The following lines of code
int nrows = 4096;
int ncols = 4096;
size_t numel = nrows * ncols;
unsigned char *buff = (unsigned char *) malloc( numel );
unsigned char *pbuff = buff;
#pragma omp parallel for schedule(static), firstprivate(pbuff, nrows, ncols), num_threads(1)
for (int i=0; i<nrows; i++)
{
for (int j=0; j<ncols; j++)
{
*pbuff += 1;
pbuff++;
}
}
take 11130 usecs to run on my i5-3230M when compiled with
g++ -o main main.cpp -std=c++0x -O3
That is, when the openmp pragmas are ignored.
On the other hand, it only takes 1496 usecs when compiled with
g++ -o main main.cpp -std=c++0x -O3 -fopenmp
This is more than 6 times faster, which is quite surprising taking into acount that it is run on a 2-core machine. In fact, I have also tested it with num_threads(1) and the performance improvement is still quite important (more than 3 times faster).

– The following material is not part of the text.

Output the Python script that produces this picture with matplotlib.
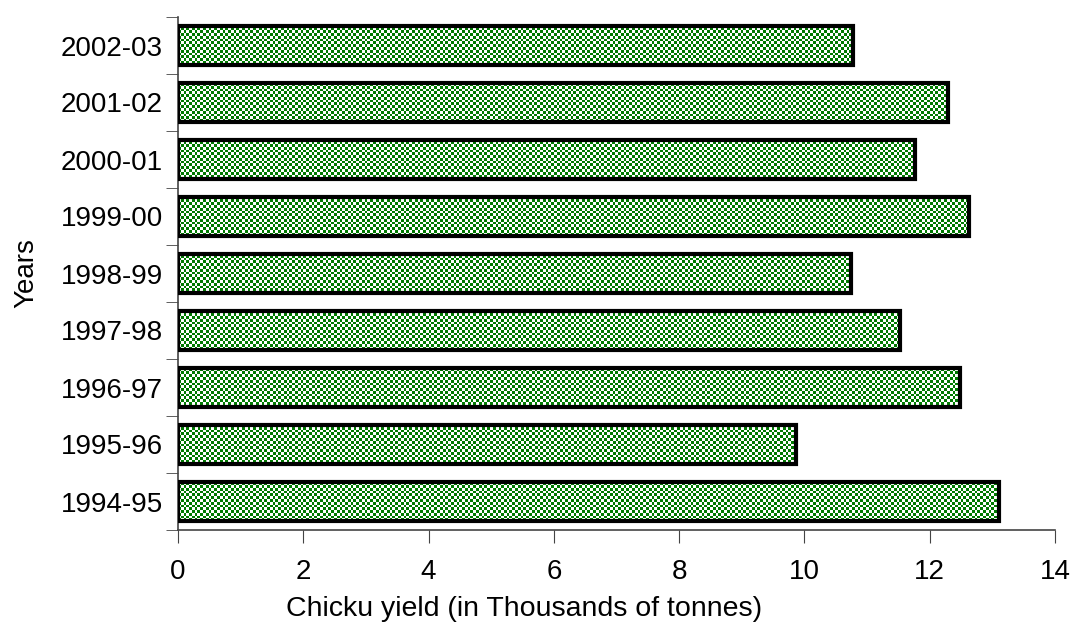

Anybody can help me to understand this behaviour?
EDIT: following the suggestions, I provide the full piece of code:
#include <stdlib.h>
#include <iostream>
#include <chrono>
#include <cassert>
int nrows = 4096;
int ncols = 4096;
size_t numel = nrows * ncols;
unsigned char * buff;
void func()
{
unsigned char *pbuff = buff;
#pragma omp parallel for schedule(static), firstprivate(pbuff, nrows, ncols), num_threads(1)
for (int i=0; i<nrows; i++)
{
for (int j=0; j<ncols; j++)
{
*pbuff += 1;
pbuff++;
}
}
}
int main()
{
// alloc & initializacion
buff = (unsigned char *) malloc( numel );
assert(buff != NULL);
for(int k=0; k<numel; k++)
buff[k] = 0;
//
std::chrono::high_resolution_clock::time_point begin;
std::chrono::high_resolution_clock::time_point end;
begin = std::chrono::high_resolution_clock::now();
//
for(int k=0; k<100; k++)
func();
//
end = std::chrono::high_resolution_clock::now();
auto usec = std::chrono::duration_cast<std::chrono::microseconds>(end-begin).count();
std::cout << "func average running time: " << usec/100 << " usecs" << std::endl;
return 0;
}
The answer, as it turns out, is that firstprivate(pbuff, nrows, ncols) effectively declares pbuff, nrows and ncols as local variables within the scope of the for loop. That in turn means the compiler can see nrows and ncols as constants - it cannot make the same assumption about global variables!
Consequently, with -fopenmp, you end up with the huge speedup because you aren't accessing a global variable each iteration. (Plus, with a constant ncols value, the compiler gets to do a bit of loop unrolling).
By changing
int nrows = 4096;
int ncols = 4096;
to
const int nrows = 4096;
const int ncols = 4096;
or by changing
for (int i=0; i<nrows; i++)
{
for (int j=0; j<ncols; j++)
{
*pbuff += 1;
pbuff++;
}
}
to
int _nrows = nrows;
int _ncols = ncols;
for (int i=0; i<_nrows; i++)
{
for (int j=0; j<_ncols; j++)
{
*pbuff += 1;
pbuff++;
}
}
the anomalous speedup vanishes - the non-OpenMP code is now just as fast as the OpenMP code.
The moral of the story? Avoid accessing mutable global variables inside performance-critical loops.